Il déplore le manque de considération pour l'art, qu'il attribue à des générations de manque de respect pour la culture aborigène. Lorsque lui et ses collègues ont approché un important réseau de télévision pour discuter de leur plan pour un registre national, un producteur leur a dit: "C'est juste des trucs Abo. Nous ne faisons pas des choses Abo. "
D'après le Professeur Tacon "Beaucoup de gens ne sont tout simplement pas au courant que cela fait partie de notre patrimoine national et identitaire, ce n'est pas juste quelque chose concernant les aborigènes. Nous voulons faire prendre conscience que ces éléments sont importants, ces lieux particuliers, ils font partie de l'identité australienne ".

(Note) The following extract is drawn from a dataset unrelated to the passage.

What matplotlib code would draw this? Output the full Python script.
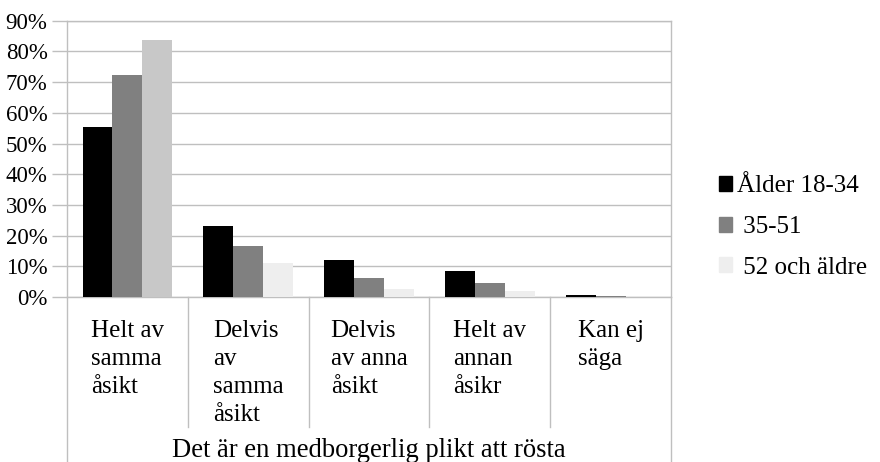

Bien que plus récent que l'art rupestre de Chauvet et d'autres sites de grottes européennes, l'art rupestre aborigène est considéré comme important en raison de son volume, de la grande qualité de certaines des œuvres et du fait qu'il a été créé en continu au cours des millénaires jusqu'à il y a environ 20 ans. Contrairement à la plupart des autres pays colonisés par les Européens, l'Australie a en abondance, un art rupestre de la "période de contact".
Et tandis que des objets tels que les boomerangs en bois et paniers tressés n'ont pas survécu dans les dépôts archéologiques, les peintures peuvent montrer comment les Australiens vivaient, célébraient et chassaient il y a quelques milliers d'années.
Alistair Paterson, professeur d'archéologie à l'Université de Western Australia, a déclaré: "L'art rupestre est globalement significatif parce que l'Australie a été colonisée par les hommes  modernes (aborigènes) plus tôt que n'a l'a été l'Europe."
Contrairement à l'art rupestre européen, les dessins des abris sous roche sont relativement exposés. Au fil des années, les roches se sont craquelées et émiettées, l'eau s'est infiltrée à travers les murs et le vent a engendré l'érosion. Des peintures ont également été perdues avec les porcs venus se frotter contre elles. Les feux de brousse constituent encore une autre menace.
Une base de données nationale permettra ainsi aux chercheurs de «se concentrer sur les domaines où l'art rupestre est le plus vulnérable», selon M. Brennan.
Les communautés aborigènes décidereont de la façon dont les images numériques seront stockées, enregistrées et sur leur accessibilité; en effet, les lois culturelles font que certaines scènes ne peuvent être vu que par des hommes, des femmes ou des personnes qui ont subi l'initiation.